Multi slicing

The basic data structure that powers databases is called a B-tree. This is where you actually store the user’s data. B-trees are great because you can put huge amounts of data in them and access remains fast. In fact, the naive strategy of putting a whole data set into one B-Tree doesn’t break down because of access time. It does, however, break down when you try to support a multiaccess paradigm.

Six years ago, multiaccess was nice. Now that processors have multiple cores, it’s crucial. Four cores fighting over one B-tree means a lot of wasted processor time. In a multiaccess scheme, different cores can concurrently access data. This gets tricky. You can go looking for a piece of data only to find that someone has moved it since you started; that’s trouble: for all you know it was deleted. You could start the search over, but without guarantees– maybe you’ll get unlucky and it will be plucked out from under you again. How do you know when to give up? Your database is now blazingly fast, but also broken. We handle this with a locking scheme.

With a locking scheme, you gain the ability to say: “Okay, I’m going to go look for this piece of data, no one else is allowed to touch it.” If someone else wants to get at that piece of data before you’re done–they have to wait. The database is fixed, but it’s not quite as blazingly fast as it used to be. The problem is that sometimes cores have to wait for data, and while they wait they’re just twiddling their thumbs. There isn’t a good way to prevent these waits, but we can put that time toward something productive.

The problem isn’t the waiting, it’s the lack of things to do during that time. The solution is to slice up our B-Tree into several smaller B-Trees. Every possible key has one and only one slice that it can ever be stored in. We do this with hashing.
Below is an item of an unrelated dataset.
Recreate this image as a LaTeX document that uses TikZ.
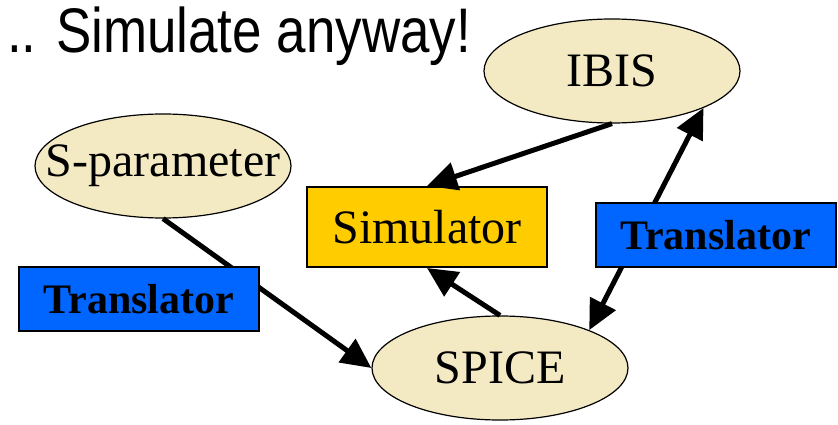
\documentclass[tikz,border=0pt]{standalone}
\usepackage{fontspec}
\setmainfont{Liberation Serif}
\newfontfamily\titlefont[FakeStretch=0.84]{Liberation Sans}
\usetikzlibrary{shapes.geometric,arrows.meta}
\definecolor{tan}{HTML}{F3EAC4}
\definecolor{simyellow}{HTML}{FFCC00}
\definecolor{transblue}{HTML}{0066FF}
\tikzset{
  fmt/.style={ellipse,draw=black,line width=1.2pt,fill=tan,minimum width=256pt,minimum height=104pt,inner sep=0pt,font=\fontsize{48}{56}\selectfont},
  simbox/.style={rectangle,draw=black,line width=2pt,fill=simyellow,minimum width=240pt,minimum height=80pt,inner sep=0pt,font=\fontsize{48}{56}\selectfont},
  transbox/.style={rectangle,draw=black,line width=2pt,fill=transblue,minimum width=240pt,minimum height=64pt,inner sep=0pt,font=\fontsize{42}{50}\selectfont\bfseries},
  link/.style={line width=5pt,-{Triangle[length=30pt,width=28pt]}},
  biglink/.style={line width=5pt,{Triangle[length=30pt,width=28pt]}-{Triangle[length=30pt,width=28pt]}}
}
\begin{document}
\begin{tikzpicture}[x=1pt,y=-1pt]
\useasboundingbox[fill=white] (0,0) rectangle (838,425);
\node[anchor=base west,inner sep=0pt,font=\titlefont\fontsize{63}{72}\selectfont] (title) at (7,53) {.. Simulate anyway!};
\node[fmt] (ibis) at (612,71) {\makebox[0pt]{IBIS}};
\node[fmt] (spar) at (163,166) {\makebox[0pt]{S-parameter}};
\node[fmt] (spice) at (500,368) {\makebox[0pt]{SPICE}};
\node[simbox] (sim) at (427,227) {Simulator};
\draw[link] (ibis.south) -- (sim.north);
\draw[link] (spice.north) -- (sim.south);
\draw[link] (spar.south) -- (spice.west);
\draw[biglink] (spice.23) -- (ibis.-22);
\node[transbox] (tleft) at (139,299) {Translator};
\node[transbox] (tright) at (715.5,235) {Translator};
\end{tikzpicture}
\end{document}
Now even if a core locks up an entire B-Tree, you can still do work in the intervening time. Now that we support multiple slices, the question is: how many slices do we actually want? There are downsides to both extremes: too many slices and the efficiency of the B-Tree structure is underused, too few and CPUs are underused. At RethinkDB we’ve found experimentally that 4 is a sufficiently high value. The quick back-of-the-envelope calculation is that an unsliced B-Tree will defy computation about 2% of the time. That translates to an hour of wasted CPU time every 2 days. This waste falls off very sharply with our innovation: 2 slices are busy: .02^2 = 0.0004 (just .04% of the time) and 4 slices are busy .02^4 = 0.00000016 or 0.000016%. At which point it will take you 700 years to waste an hour of CPU time. That’s a number we can live with.